As kick-off approached and fans trickled in you quickly felt as if there were far more than 12,000 in the stadium, which was restricted to 25% of capacity.
When the DJ was kind enough to switch from the Uefa-set playlist of corporate ads and blaring EDM music, it truly felt like Hampden was rocking. Loch Lomond got us on our feet, Yes Sir, I Can Boogie had us dancing and Flower of Scotland had many in tears.
A HUGE cheer at Hampden as ‘I can boogie’ comes on - the sound of the chorus is amazing pic.twitter.com/tRvXqlwZN1
— Miguel Delaney (@MiguelDelaney) June 14, 2021
And then the football started.
The crowd was ready to erupt at the mere hint of a goal. Throw-ins and corners prompted spine-tingling roars. But when the goals did eventually come you could hear a pin drop. The sound of Patrick Schick’s exquisite lob nestling gently in the net is haunting. The sound of David Marshall coming crashing in afterwards traumatising.
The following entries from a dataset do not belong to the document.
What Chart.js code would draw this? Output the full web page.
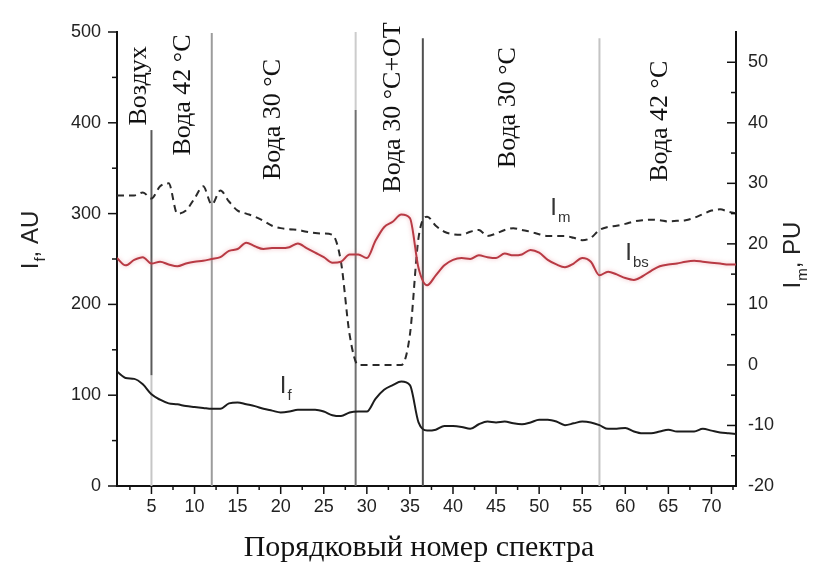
<!DOCTYPE html>
<html>
<head>
<meta charset="utf-8">
<script src="https://cdn.jsdelivr.net/npm/chart.js@4.4.1/dist/chart.umd.min.js"></script>
<style>
  html, body { margin: 0; padding: 0; background: #fff; }
  #wrap { width: 813px; height: 562px; }
</style>
</head>
<body>
<div id="wrap"><canvas id="chart" width="813" height="562"></canvas></div>
<script>
// spectrum number (x axis)
const spectrumNo = [1, 2, 3, 4, 5, 6, 7, 8, 9, 10, 11, 12, 13, 14, 15, 16, 17, 18, 19, 20,
  21, 22, 23, 24, 25, 26, 27, 28, 29, 30, 31, 32, 33, 34, 35, 36, 37, 38, 39, 40,
  41, 42, 43, 44, 45, 46, 47, 48, 49, 50, 51, 52, 53, 54, 55, 56, 57, 58, 59, 60,
  61, 62, 63, 64, 65, 66, 67, 68, 69, 70, 71, 72, 73];

// I_f, AU (left axis)
const intensityF = [126, 119, 118, 112, 101, 95, 91, 90, 88, 87, 86, 85, 85, 91, 92, 90, 88, 85, 83, 81,
  82, 84, 84, 84, 82, 78, 77, 81, 82, 82, 96, 106, 111, 115, 111, 70, 61, 62, 66, 66,
  65, 63, 68, 71, 70, 71, 69, 68, 70, 73, 73, 71, 67, 69, 71, 70, 67, 63, 63, 64,
  60, 58, 58, 60, 62, 60, 60, 60, 63, 61, 59, 58, 57];

// I_bs, AU (left axis)
const intensityBs = [251, 243, 249, 252, 245, 247, 244, 242, 245, 247, 248, 250, 252, 259, 261, 268, 264, 261, 262, 262,
  263, 267, 262, 257, 252, 246, 247, 255, 255, 251, 270, 285, 291, 299, 295, 240, 221, 232, 243, 249,
  251, 250, 254, 252, 251, 256, 254, 255, 260, 257, 249, 244, 241, 245, 251, 247, 232, 236, 233, 229,
  227, 231, 237, 242, 244, 245, 247, 248, 247, 246, 245, 244, 244];

// I_m, PU (right axis)
const intensityM = [28, 28, 28, 28.5, 27.5, 29.5, 30, 25, 25.5, 27.5, 29.5, 26.5, 28.8, 27, 25.5, 25, 24.5, 23.8, 23, 22.6,
  22.4, 22.3, 22, 21.8, 21.7, 21.5, 17, 5, 0, 0, 0, 0, 0, 0, 5, 21, 24.5, 23, 22, 21.6,
  21.5, 22, 22.3, 21.3, 21.7, 22.3, 22.6, 22.3, 22, 21.6, 21.3, 21.3, 21.3, 21, 20.6, 21, 22.3, 22.8, 23, 23.3,
  23.7, 23.9, 24, 23.9, 23.7, 23.8, 23.9, 24.3, 24.9, 25.5, 25.7, 25.3, 25];

// ticks
const xTicks = [5, 10, 15, 20, 25, 30, 35, 40, 45, 50, 55, 60, 65, 70];
const xMinorTicks = [2.5, 7.5, 12.5, 17.5, 22.5, 27.5, 32.5, 37.5, 42.5, 47.5, 52.5, 57.5, 62.5, 67.5, 72.5];
const leftTicks = [0, 100, 200, 300, 400, 500];
const leftMinorTicks = [50, 150, 250, 350, 450];
const rightTicks = [-20, -10, 0, 10, 20, 30, 40, 50];
const rightMinorTicks = [-15, -5, 5, 15, 25, 35, 45];

// stage boundaries (spectrum no.) and their vertical extent in AU
const stageX    = [5, 5, 12, 28.7, 28.7, 36.5, 57];
const stageLow  = [122, 0, 0, 0, 414, 0, 0];
const stageHigh = [392, 122, 499, 414, 500, 493, 493];
const stageColors = ['#5a5a5a', '#c6c6c6', '#9c9c9c', '#707070', '#cccccc', '#505050', '#c4c4c4'];

// stage names
const stageNames = ['Воздух', 'Вода 42 °С', 'Вода 30 °С', 'Вода 30 °С+ОТ', 'Вода 30 °С', 'Вода 42 °С'];
const stageNameX = [3.55, 8.7, 19.1, 33.1, 46.4, 64.1];
const stageNameBottom = [397, 364, 337, 323, 350, 335];

const textColor = '#222';

const datasets = [
  {
    label: 'If', yAxisID: 'y',
    data: spectrumNo.map((x, i) => ({ x: x, y: intensityF[i] })),
    borderColor: '#1c1c1c', borderWidth: 2, pointRadius: 0,
    cubicInterpolationMode: 'monotone'
  },
  {
    label: 'Ibs', yAxisID: 'y',
    data: spectrumNo.map((x, i) => ({ x: x, y: intensityBs[i] })),
    borderColor: '#b83a44', borderWidth: 2, pointRadius: 0,
    cubicInterpolationMode: 'monotone'
  },
  {
    label: 'Im', yAxisID: 'y1',
    data: spectrumNo.map((x, i) => ({ x: x, y: intensityM[i] })),
    borderColor: '#2a2a2a', borderWidth: 2, borderDash: [7, 5], pointRadius: 0,
    cubicInterpolationMode: 'monotone'
  }
];

stageX.forEach((x, i) => {
  datasets.push({
    label: 'stage' + i, yAxisID: 'y',
    data: [{ x: x, y: stageLow[i] }, { x: x, y: stageHigh[i] }],
    borderColor: stageColors[i], borderWidth: 2, pointRadius: 0
  });
});

// draws a label with a subscript, e.g. I + f
function drawSub(ctx, x, y, main, sub, rest, size) {
  ctx.font = size + 'px "Liberation Sans"';
  ctx.fillText(main, x, y);
  let w = ctx.measureText(main).width;
  ctx.font = Math.round(size * 0.62) + 'px "Liberation Sans"';
  ctx.fillText(sub, x + w + 1, y + size * 0.28);
  w += ctx.measureText(sub).width + 1;
  if (rest) {
    ctx.font = size + 'px "Liberation Sans"';
    ctx.fillText(rest, x + w, y);
  }
}

function subWidth(ctx, main, sub, rest, size) {
  ctx.font = size + 'px "Liberation Sans"';
  let w = ctx.measureText(main).width + (rest ? ctx.measureText(rest).width : 0);
  ctx.font = Math.round(size * 0.62) + 'px "Liberation Sans"';
  return w + ctx.measureText(sub).width + 1;
}

// soft pink halo under the red curve
const haloPlugin = {
  id: 'halo',
  beforeDatasetDraw(chart, args) {
    if (args.index !== 1) return;
    chart.ctx.save();
    chart.ctx.shadowColor = 'rgba(230, 130, 140, 0.6)';
    chart.ctx.shadowBlur = 4;
  },
  afterDatasetDraw(chart, args) {
    if (args.index !== 1) return;
    chart.ctx.restore();
  }
};

const decorPlugin = {
  id: 'decor',
  afterDraw(chart) {
    const ctx = chart.ctx;
    const xs = chart.scales.x, ys = chart.scales.y, ys1 = chart.scales.y1;
    const area = chart.chartArea;
    ctx.save();
    ctx.strokeStyle = '#111';
    ctx.lineWidth = 1.5;
    // tick marks
    const mark = (x1, y1, x2, y2) => { ctx.beginPath(); ctx.moveTo(x1, y1); ctx.lineTo(x2, y2); ctx.stroke(); };
    xTicks.forEach(v => { const p = xs.getPixelForValue(v); mark(p, area.bottom, p, area.bottom + 8); });
    xMinorTicks.forEach(v => { const p = xs.getPixelForValue(v); mark(p, area.bottom, p, area.bottom + 4); });
    leftTicks.forEach(v => { const p = ys.getPixelForValue(v); mark(area.left, p, area.left - 9, p); });
    leftMinorTicks.forEach(v => { const p = ys.getPixelForValue(v); mark(area.left, p, area.left - 5, p); });
    rightTicks.forEach(v => { const p = ys1.getPixelForValue(v); mark(area.right, p, area.right - 9, p); });
    rightMinorTicks.forEach(v => { const p = ys1.getPixelForValue(v); mark(area.right, p, area.right - 5, p); });

    // stage names, rotated
    ctx.fillStyle = '#111';
    ctx.font = '26px "Liberation Serif"';
    ctx.textAlign = 'left';
    ctx.textBaseline = 'middle';
    stageNames.forEach((name, i) => {
      ctx.save();
      ctx.translate(xs.getPixelForValue(stageNameX[i]), ys.getPixelForValue(stageNameBottom[i]));
      ctx.rotate(-Math.PI / 2);
      ctx.fillText(name, 0, 0);
      ctx.restore();
    });

    // curve labels
    ctx.fillStyle = '#333';
    ctx.textBaseline = 'alphabetic';
    drawSub(ctx, xs.getPixelForValue(19.9), ys.getPixelForValue(102), 'I', 'f', '', 24);
    drawSub(ctx, xs.getPixelForValue(51.3), ys.getPixelForValue(298), 'I', 'm', '', 24);
    drawSub(ctx, xs.getPixelForValue(60.0), ys.getPixelForValue(249), 'I', 'bs', '', 24);

    // axis titles
    ctx.fillStyle = textColor;
    let w = subWidth(ctx, 'I', 'f', ', AU', 24);
    ctx.save();
    ctx.translate(38, 240 + w / 2);
    ctx.rotate(-Math.PI / 2);
    drawSub(ctx, 0, 0, 'I', 'f', ', AU', 24);
    ctx.restore();

    w = subWidth(ctx, 'I', 'm', ', PU', 24);
    ctx.save();
    ctx.translate(800, 255 + w / 2);
    ctx.rotate(-Math.PI / 2);
    drawSub(ctx, 0, 0, 'I', 'm', ', PU', 24);
    ctx.restore();

    ctx.font = '30px "Liberation Serif"';
    ctx.textAlign = 'center';
    ctx.fillStyle = '#111';
    ctx.fillText('Порядковый номер спектра', 419, 556);
    ctx.restore();
  }
};

const tickFont = { family: '"Liberation Sans"', size: 18 };

new Chart(document.getElementById('chart'), {
  type: 'line',
  data: { datasets: datasets },
  plugins: [haloPlugin, decorPlugin],
  options: {
    responsive: false,
    devicePixelRatio: 1,
    animation: false,
    layout: { padding: { top: 32, left: 0, right: 0, bottom: 0 } },
    plugins: { legend: { display: false }, tooltip: { enabled: false } },
    scales: {
      x: {
        type: 'linear', position: 'bottom', min: 1, max: 72.85,
        afterBuildTicks: s => { s.ticks = xTicks.map(v => ({ value: v })); },
        afterFit: s => { s.height = 76; },
        ticks: { font: tickFont, color: textColor, padding: 10, maxRotation: 0, autoSkip: false },
        grid: { display: false, drawTicks: false },
        border: { display: true, color: '#111', width: 2 }
      },
      y: {
        type: 'linear', position: 'left', min: 0, max: 500,
        afterBuildTicks: s => { s.ticks = leftTicks.map(v => ({ value: v })); },
        afterFit: s => { s.width = 117; },
        ticks: { font: tickFont, color: textColor, padding: 16 },
        grid: { display: false, drawTicks: false },
        border: { display: true, color: '#111', width: 2 }
      },
      y1: {
        type: 'linear', position: 'right', min: -20, max: 55,
        afterBuildTicks: s => { s.ticks = rightTicks.map(v => ({ value: v })); },
        afterFit: s => { s.width = 77; },
        ticks: { font: tickFont, color: textColor, padding: 12 },
        grid: { display: false, drawTicks: false },
        border: { display: true, color: '#111', width: 2 }
      }
    }
  }
});
</script>
</body>
</html>
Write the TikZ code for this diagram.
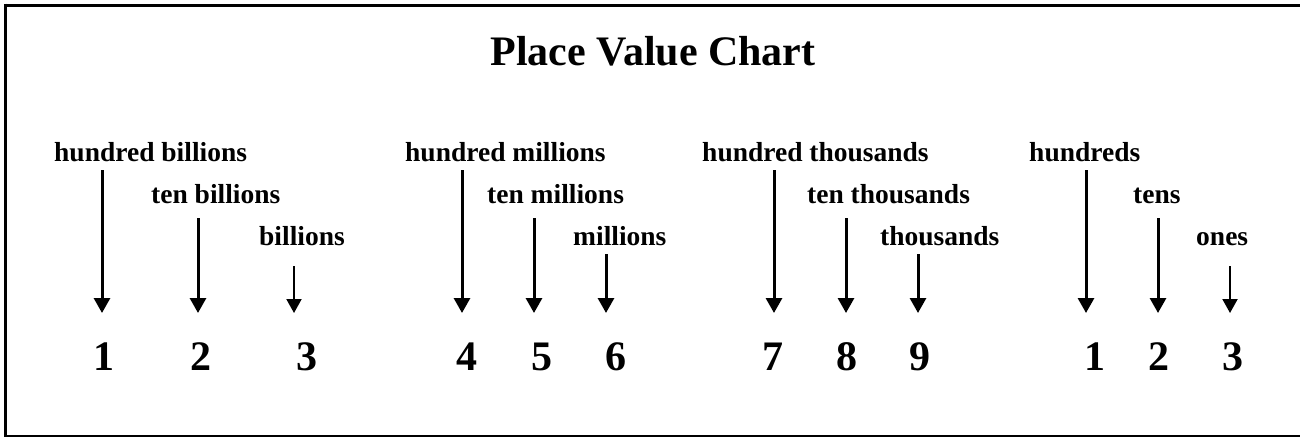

Sitting behind the goal, I had a perfect view of the horror show, and the delirious celebrations of the small pocket of Czech fans.
This wasn’t how it was supposed to be. And yet it seems this is how it always is, for Scotland at least.
But as the Tartan Army knows, lows make highs all the sweeter. And so we look to Wembley, certainly not in expectation, but in that cruelest of things – hope.